■ Available data
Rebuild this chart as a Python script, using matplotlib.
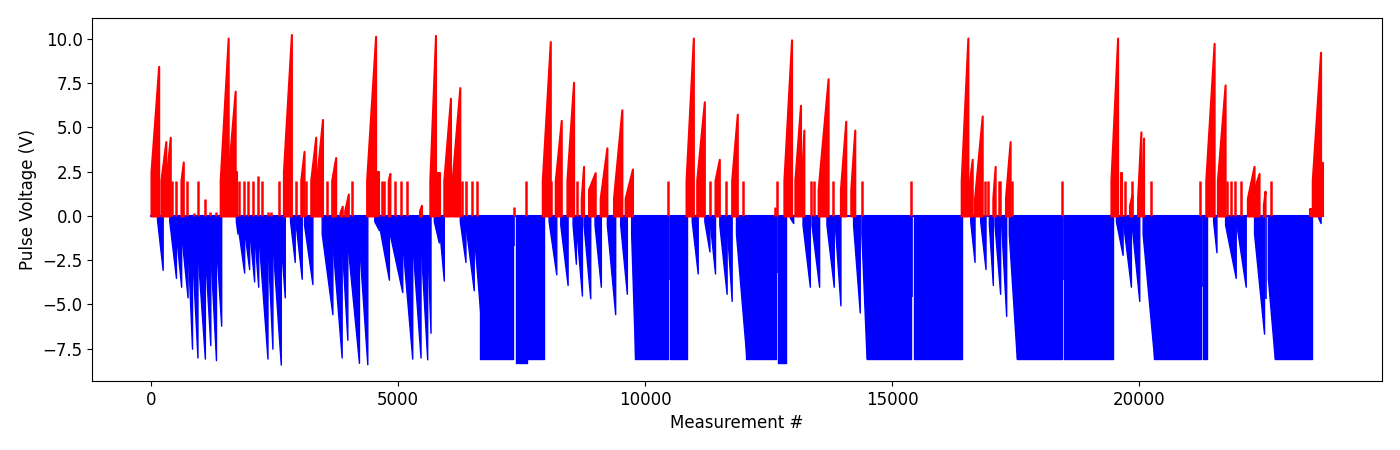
'''
pulse_sweeps.py
pulse voltage of every measurement, positive pulses red and negative pulses blue
each sweep is a ramp of pulses (start #, end #, start V, end V) read off the picture
'''
import matplotlib
matplotlib.use('Agg')
import matplotlib.pyplot as plt

plt.rcParams['font.size'] = 12

#total number of measurements in the run
n_meas = 23720

#positive sweeps : (first measurement, last measurement, first voltage, last voltage)
red_sweeps = [
    (0, 155, 2.5, 8.45), (200, 300, 2.0, 4.2), (320, 390, 2.5, 4.45), (606, 653, 2.0, 3.05),
    (1400, 1562, 2.0, 10.05), (1582, 1703, 3.0, 7.05), (1703, 1750, 2.5, 2.5),
    (2680, 2841, 2.5, 10.25),
    (3030, 3097, 2.0, 3.65), (3232, 3333, 2.0, 4.45), (3350, 3470, 2.0, 5.45),
    (3656, 3737, 2.0, 3.3), (3824, 3870, 0.2, 0.55), (3920, 3993, 0.3, 1.24),
    (4363, 4545, 2.0, 10.15), (4545, 4610, 2.5, 2.5), (4800, 4834, 2.0, 2.4),
    (5434, 5474, 0.3, 0.6),
    (5642, 5757, 2.0, 10.2), (5790, 5838, 2.4, 2.4), (5925, 6060, 2.0, 6.65),
    (6093, 6249, 2.0, 7.25),
    (7918, 8080, 2.0, 9.85), (8181, 8302, 2.0, 5.4), (8416, 8551, 2.0, 7.55),
    (8706, 8753, 1.0, 2.8), (8854, 8989, 1.5, 2.45), (9090, 9225, 1.0, 3.85),
    (9359, 9528, 1.0, 6.0), (9595, 9743, 1.0, 2.65),
    (10827, 10975, 2.0, 10.05), (11043, 11197, 2.0, 6.45), (11413, 11500, 2.0, 3.2),
    (11750, 11864, 2.0, 5.75),
    (12807, 12962, 2.0, 9.95), (13029, 13143, 2.0, 6.25), (13163, 13211, 2.0, 4.85),
    (13500, 13702, 1.5, 7.75), (13951, 14059, 1.5, 5.35), (14160, 14241, 1.5, 4.85),
    (16395, 16530, 2.0, 10.05), (16564, 16618, 2.0, 3.2), (16665, 16820, 1.0, 5.65),
    (17035, 17082, 1.0, 2.8), (17291, 17385, 1.0, 4.2),
    (19425, 19560, 2.0, 10.05), (19620, 19650, 2.4, 2.4), (19800, 19850, 0.6, 1.2),
    (19964, 20031, 1.0, 4.75), (20052, 20085, 1.5, 4.4),
    (21344, 21513, 2.0, 9.75), (21580, 21735, 2.0, 7.4),
    (22186, 22321, 1.0, 2.8), (22321, 22422, 1.5, 2.4), (22509, 22543, 0.6, 1.4),
    (23452, 23499, 0.4, 0.4), (23499, 23667, 2.0, 9.25), (23667, 23714, 3.0, 3.0),
]

#single positive pulses : (measurement, voltage)
red_spikes = [
    (424, 2.0), (505, 2.0), (727, 2.0), (860, 0.15), (943, 2.0), (1085, 0.95),
    (1192, 0.2), (1313, 0.2),
    (1784, 2.0), (1872, 2.0), (1953, 2.0), (2054, 2.0), (2155, 2.26), (2255, 2.0),
    (2377, 0.2), (2430, 0.2), (2592, 2.0),
    (2935, 2.0), (3131, 2.0), (3560, 2.0), (4073, 2.0),
    (4666, 2.0), (4713, 2.0), (4935, 2.0), (5050, 2.0), (5185, 2.0),
    (6302, 2.0), (6376, 2.0), (6498, 2.0), (6599, 2.0), (7339, 0.5), (7595, 2.0),
    (8100, 2.0), (8619, 2.0), (10470, 2.0), (11312, 2.0), (11628, 2.0), (11972, 2.0),
    (12630, 0.5), (12658, 2.0), (13365, 2.0), (13413, 2.0), (13803, 2.0),
    (14395, 2.0), (15385, 2.0),
    (16880, 2.0), (16930, 2.0), (17160, 2.0), (17190, 2.0), (17426, 2.0),
    (18436, 2.0), (19708, 2.0), (19860, 2.0), (20233, 2.0), (21223, 2.0),
    (21782, 2.0), (21849, 2.0), (21937, 2.0), (22051, 2.0), (22657, 2.0),
]

#negative sweeps : (first measurement, last measurement, first voltage, last voltage)
blue_sweeps = [
    (121, 236, -0.2, -3.05), (370, 505, -0.3, -3.5), (505, 610, -1.0, -4.0),
    (610, 740, -1.0, -4.6), (740, 830, -1.5, -7.5), (830, 940, -2.0, -8.0),
    (940, 1090, -2.0, -8.06), (1090, 1200, -2.0, -7.3), (1200, 1315, -2.0, -8.15),
    (1315, 1420, -1.5, -6.2),
    (1717, 1750, -0.3, -1.0), (1750, 1885, -0.5, -3.2), (1885, 1986, -0.8, -3.0),
    (1986, 2087, -0.8, -3.7), (2087, 2170, -1.0, -4.0), (2170, 2357, -1.0, -8.06),
    (2357, 2457, -1.5, -7.5), (2457, 2626, -1.5, -8.4), (2626, 2707, -1.5, -4.6),
    (2814, 2908, -0.3, -2.6), (2929, 3050, -0.5, -3.55), (3097, 3266, -0.5, -3.85),
    (3454, 3670, -1.0, -5.55), (3670, 3858, -1.5, -8.0), (3858, 3973, -1.5, -7.0),
    (3973, 4208, -1.5, -8.3), (4208, 4377, -1.5, -8.38),
    (4518, 4612, -0.3, -0.8), (4612, 4814, -0.5, -3.6), (4814, 5084, -0.8, -4.3),
    (5084, 5286, -1.5, -8.06), (5286, 5454, -1.5, -8.0), (5454, 5589, -1.5, -8.1),
    (5589, 5656, -1.5, -6.6),
    (5723, 5824, -0.3, -1.5), (5824, 5925, -0.5, -3.65),
    (6249, 6363, -0.3, -2.6), (6363, 6531, -0.5, -4.2), (6531, 6666, -1.0, -5.6),
    (6666, 7330, -8.06, -8.06), (7380, 7600, -8.3, -8.3), (7625, 7945, -8.06, -8.06),
    (8046, 8201, -0.3, -3.3), (8282, 8430, -0.5, -3.9), (8531, 8598, -0.5, -2.7),
    (8598, 8720, -0.5, -4.5), (8753, 8888, -0.5, -4.65), (8975, 9103, -0.5, -4.0),
    (9225, 9393, -0.5, -5.55), (9494, 9629, -0.5, -4.4),
    (9716, 9797, -1.0, -8.06), (9797, 10460, -8.06, -8.06), (10500, 10840, -8.06, -8.06),
    (10942, 11063, -0.3, -3.25), (11197, 11300, -0.3, -2.0), (11312, 11413, -0.5, -3.25),
    (11500, 11648, -0.5, -4.4), (11648, 11750, -0.5, -4.8),
    (11837, 12050, -1.0, -8.06), (12050, 12640, -8.06, -8.06), (12690, 12847, -8.3, -8.3),
    (12928, 12995, -0.1, -0.4),
    (13184, 13332, -0.5, -4.0), (13365, 13520, -0.5, -4.0), (13668, 13816, -0.5, -4.0),
    (13837, 13951, -0.5, -5.05), (14207, 14342, -0.5, -5.45),
    (14375, 14480, -1.0, -8.06), (14480, 15370, -8.06, -8.06), (15430, 16416, -8.06, -8.06),
    (16577, 16665, -0.3, -2.6), (16779, 16887, -0.3, -3.0), (16955, 17035, -0.5, -3.9),
    (17069, 17183, -0.5, -4.4), (17204, 17305, -0.5, -5.65),
    (17358, 17520, -1.0, -8.06), (17520, 18425, -8.06, -8.06), (18475, 19459, -8.06, -8.06),
    (19526, 19661, -0.3, -2.2), (19674, 19829, -0.5, -4.0), (19843, 19998, -0.5, -4.8),
    (20066, 20300, -1.0, -8.06), (20300, 21240, -8.06, -8.06), (21285, 21378, -8.06, -8.06),
    (21493, 21560, -0.3, -2.05), (21735, 21950, -0.5, -3.5), (21964, 22152, -0.5, -4.0),
    (22321, 22523, -1.0, -6.65), (22600, 22740, -3.5, -8.06), (22740, 23486, -8.06, -8.06),
    (23620, 23667, -0.1, -0.4),
]

#single negative pulses inside the flat blocks : (measurement, voltage)
blue_spikes = [
    (7355, -1.7), (7612, -3.1), (10480, -3.6), (12668, -3.2), (15400, -4.6),
    (18450, -3.6), (21262, -4.0), (22560, -4.7),
]

fig, ax = plt.subplots(figsize=(14, 4.5), dpi=100)

#zero-voltage measurements run along the whole series
ax.plot([0, n_meas], [0, 0], color='blue', lw=1.5, zorder=1)

for s, e, v0, v1 in blue_sweeps:
    ax.fill_between([s, e], [v0, v1], 0, color='blue', edgecolor='blue', lw=1.0, zorder=2)
ax.vlines([m for m, v in blue_spikes], 0, [v for m, v in blue_spikes], color='blue', lw=1.2, zorder=2)

for s, e, v0, v1 in red_sweeps:
    ax.fill_between([s, e], [v0, v1], 0, color='red', edgecolor='red', lw=1.5, zorder=3)
ax.vlines([m for m, v in red_spikes], 0, [v for m, v in red_spikes], color='red', lw=1.8, zorder=3)

ax.set_xlabel('Measurement #')
ax.set_ylabel('Pulse Voltage (V)')
ax.margins(x=0.05, y=0.05)

fig.subplots_adjust(left=0.066, right=0.987, top=0.96, bottom=0.153)
plt.savefig('out.png', facecolor='w', edgecolor='w')
plt.close()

■ Directive
Return the material line for line, from its beginning to the line that contains "n_meas = 23720", with the pictures left out.

■ Written answer
Rebuild this chart as a Python script, using matplotlib.
'''
pulse_sweeps.py
pulse voltage of every measurement, positive pulses red and negative pulses blue
each sweep is a ramp of pulses (start #, end #, start V, end V) read off the picture
'''
import matplotlib
matplotlib.use('Agg')
import matplotlib.pyplot as plt

plt.rcParams['font.size'] = 12

#total number of measurements in the run
n_meas = 23720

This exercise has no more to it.